─── GIVEN INFORMATION ───
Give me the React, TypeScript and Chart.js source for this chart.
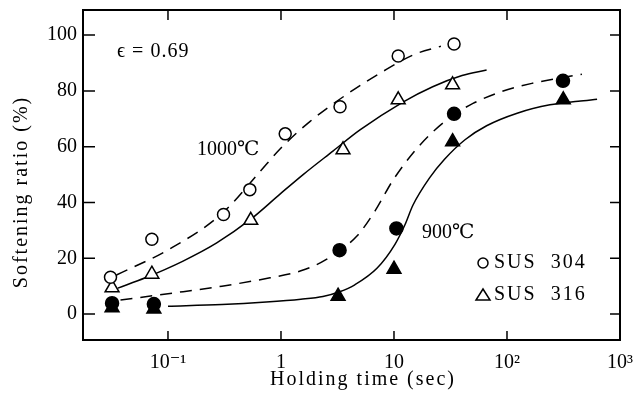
import React, { useEffect, useRef } from 'react';
import { Chart, registerables } from 'chart.js';

Chart.register(...registerables);

// ---- axis ticks ----
const xTickValues = [0.1, 1, 10, 100, 1000];
const xTickLabels = ['10⁻¹', '1', '10', '10²', '10³'];
const yTickValues = [0, 20, 40, 60, 80, 100];

// ---- measured points ----
// SUS 304 at 1000 C (open circles)
const sus304_1000_x = [0.031, 0.072, 0.31, 0.53, 1.09, 3.33, 10.9, 34];
const sus304_1000_y = [13.2, 26.8, 35.7, 44.6, 64.6, 74.3, 92.5, 96.8];
// SUS 316 at 1000 C (open triangles)
const sus316_1000_x = [0.032, 0.072, 0.54, 3.54, 10.9, 33];
const sus316_1000_y = [9.4, 14.3, 33.6, 58.9, 76.8, 82.2];
// SUS 304 at 900 C (filled circles)
const sus304_900_x = [0.032, 0.075, 3.3, 10.5, 34, 313];
const sus304_900_y = [3.9, 3.6, 22.9, 30.7, 71.8, 83.6];
// SUS 316 at 900 C (filled triangles)
const sus316_900_x = [0.032, 0.075, 3.2, 10, 33, 315];
const sus316_900_y = [2.3, 1.8, 6.4, 16.1, 61.8, 76.8];

// ---- fitted curves ----
const curve304_1000_x = [0.035, 0.1, 0.3, 0.65, 1.0, 1.8, 3.9, 8, 15, 26];
const curve304_1000_y = [14, 23, 36, 51, 59.5, 69, 79, 87, 93, 96];
const curve316_1000_x = [0.036, 0.063, 0.136, 0.27, 0.54, 0.98, 1.57, 2.9, 5, 12, 22, 40, 66];
const curve316_1000_y = [9.3, 13, 19, 25.5, 34, 43, 50, 58.5, 66, 76, 81.5, 85.5, 87.5];
const curve304_900_x = [0.038, 0.1, 0.3, 0.8, 1.5, 2.5, 4.7, 6.8, 9.8, 15.3, 23, 34, 50, 90, 166, 300, 460];
const curve304_900_y = [5, 7.3, 10, 13, 15.5, 19.5, 28, 37, 48, 58.5, 66, 71.5, 75.5, 79.8, 82.7, 84.7, 86];
const curve316_900_x = [0.1, 0.3, 0.74, 1.5, 2.35, 3.3, 4.5, 7.1, 10.2, 12.5, 14.7, 20.8, 28, 42.5, 66, 123, 240, 427, 627];
const curve316_900_y = [2.8, 3.4, 4.3, 5.3, 6.3, 8, 10.5, 16.5, 25, 32, 39, 49, 55.5, 62.5, 67.5, 72, 75, 76.3, 77];

const pts = (xs: number[], ys: number[]) => xs.map((x, i) => ({ x, y: ys[i] }));

const FONT = "'Liberation Serif', 'DejaVu Serif', 'Noto Sans CJK JP', serif";

const overlay = {
  id: 'overlay',
  afterDatasetsDraw(chart: any) {
    const { ctx, chartArea: a, scales } = chart;
    ctx.save();
    ctx.strokeStyle = '#000';
    ctx.lineWidth = 2;
    ctx.strokeRect(a.left, a.top, a.right - a.left, a.bottom - a.top);
    ctx.lineWidth = 1.5;
    ctx.beginPath();
    xTickValues.slice(0, 4).forEach((v) => {
      const px = scales.x.getPixelForValue(v);
      ctx.moveTo(px, a.bottom);
      ctx.lineTo(px, a.bottom - 9);
      ctx.moveTo(px, a.top);
      ctx.lineTo(px, a.top + 10);
    });
    yTickValues.forEach((v) => {
      const py = scales.y.getPixelForValue(v);
      ctx.moveTo(a.left, py);
      ctx.lineTo(a.left + 12, py);
      ctx.moveTo(a.right, py);
      ctx.lineTo(a.right - 10, py);
    });
    ctx.stroke();

    ctx.fillStyle = '#000';
    ctx.textBaseline = 'middle';
    // axis titles
    ctx.font = `20px ${FONT}`;
    (ctx as any).letterSpacing = '2px';
    ctx.textAlign = 'center';
    ctx.fillText('Holding time (sec)', 363, 380);
    ctx.save();
    ctx.translate(22, 192);
    ctx.rotate(-Math.PI / 2);
    ctx.fillText('Softening ratio (%)', 0, 0);
    ctx.restore();

    // annotations
    ctx.textAlign = 'left';
    (ctx as any).letterSpacing = '1px';
    ctx.fillText('ϵ = 0.69', 117, 52);
    (ctx as any).letterSpacing = '0px';
    ctx.fillText('1000℃', 197, 150);
    ctx.fillText('900℃', 422, 233);

    // legend
    ctx.lineWidth = 1.5;
    ctx.beginPath();
    ctx.arc(483, 263, 5, 0, Math.PI * 2);
    ctx.stroke();
    ctx.beginPath();
    ctx.moveTo(483, 289);
    ctx.lineTo(490, 300);
    ctx.lineTo(476, 300);
    ctx.closePath();
    ctx.stroke();
    (ctx as any).letterSpacing = '2px';
    ctx.fillText('SUS  304', 494, 263);
    ctx.fillText('SUS  316', 494, 295);
    ctx.restore();
  },
};

export default function App() {
  const ref = useRef<HTMLCanvasElement>(null);

  useEffect(() => {
    if (!ref.current) return;
    const pointDs = (xs: number[], ys: number[], style: string, filled: boolean, r: number) => ({
      data: pts(xs, ys),
      showLine: false,
      pointStyle: style,
      pointRadius: r,
      pointBackgroundColor: filled ? '#000' : '#fff',
      pointBorderColor: '#000',
      pointBorderWidth: 1.5,
    });
    const curveDs = (xs: number[], ys: number[], dashed: boolean) => ({
      data: pts(xs, ys),
      showLine: true,
      pointRadius: 0,
      borderColor: '#000',
      borderWidth: 1.5,
      borderDash: dashed ? [12, 8] : [],
      cubicInterpolationMode: 'monotone',
      fill: false,
    });
    const chart = new Chart(ref.current, {
      type: 'scatter',
      data: {
        datasets: [
          pointDs(sus304_900_x, sus304_900_y, 'circle', true, 6.5),
          pointDs(sus316_900_x, sus316_900_y, 'triangle', true, 8),
          pointDs(sus304_1000_x, sus304_1000_y, 'circle', false, 6),
          pointDs(sus316_1000_x, sus316_1000_y, 'triangle', false, 8),
          curveDs(curve304_1000_x, curve304_1000_y, true),
          curveDs(curve316_1000_x, curve316_1000_y, false),
          curveDs(curve304_900_x, curve304_900_y, true),
          curveDs(curve316_900_x, curve316_900_y, false),
        ] as any,
      },
      options: {
        animation: false,
        responsive: false,
        layout: { padding: { top: 10, right: 15, left: 0, bottom: 0 } },
        plugins: { legend: { display: false }, tooltip: { enabled: false } },
        scales: {
          x: {
            type: 'logarithmic',
            min: 0.0177,
            max: 1000,
            afterBuildTicks: (s: any) => {
              s.ticks = xTickValues.map((v) => ({ value: v }));
            },
            afterFit: (s: any) => {
              s.height = 59;
              s.paddingLeft = 0;
              s.paddingRight = 0;
            },
            ticks: {
              autoSkip: false,
              maxRotation: 0,
              padding: 11,
              color: '#000',
              font: { family: FONT, size: 20 },
              callback: (_v: any, i: number) => xTickLabels[i],
            },
            grid: { display: false, drawTicks: false },
            border: { display: false },
          },
          y: {
            type: 'linear',
            min: -9.3,
            max: 109,
            afterBuildTicks: (s: any) => {
              s.ticks = yTickValues.map((v) => ({ value: v }));
            },
            afterFit: (s: any) => {
              s.width = 83;
              s.paddingTop = 0;
              s.paddingBottom = 0;
            },
            ticks: {
              padding: 6,
              color: '#000',
              font: { family: FONT, size: 20 },
              callback: (v: any) => String(v),
            },
            grid: { display: false, drawTicks: false },
            border: { display: false },
          },
        },
      } as any,
      plugins: [overlay],
    });
    return () => chart.destroy();
  }, []);

  return (
    <div style={{ position: 'absolute', left: 0, top: 0, width: 635, height: 399, background: '#fff' }}>
      <canvas ref={ref} width={635} height={399} style={{ display: 'block' }} />
    </div>
  );
}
───
**PROMPT**
The lines from the top of the data above through the one holding "const yTickValues = [0, 20, 40, 60, 80, 100];" are to be repeated exactly, and only those, with no pictures.

**REPLY TO THE EXERCISE**
Give me the React, TypeScript and Chart.js source for this chart.
import React, { useEffect, useRef } from 'react';
import { Chart, registerables } from 'chart.js';

Chart.register(...registerables);

// ---- axis ticks ----
const xTickValues = [0.1, 1, 10, 100, 1000];
const xTickLabels = ['10⁻¹', '1', '10', '10²', '10³'];
const yTickValues = [0, 20, 40, 60, 80, 100];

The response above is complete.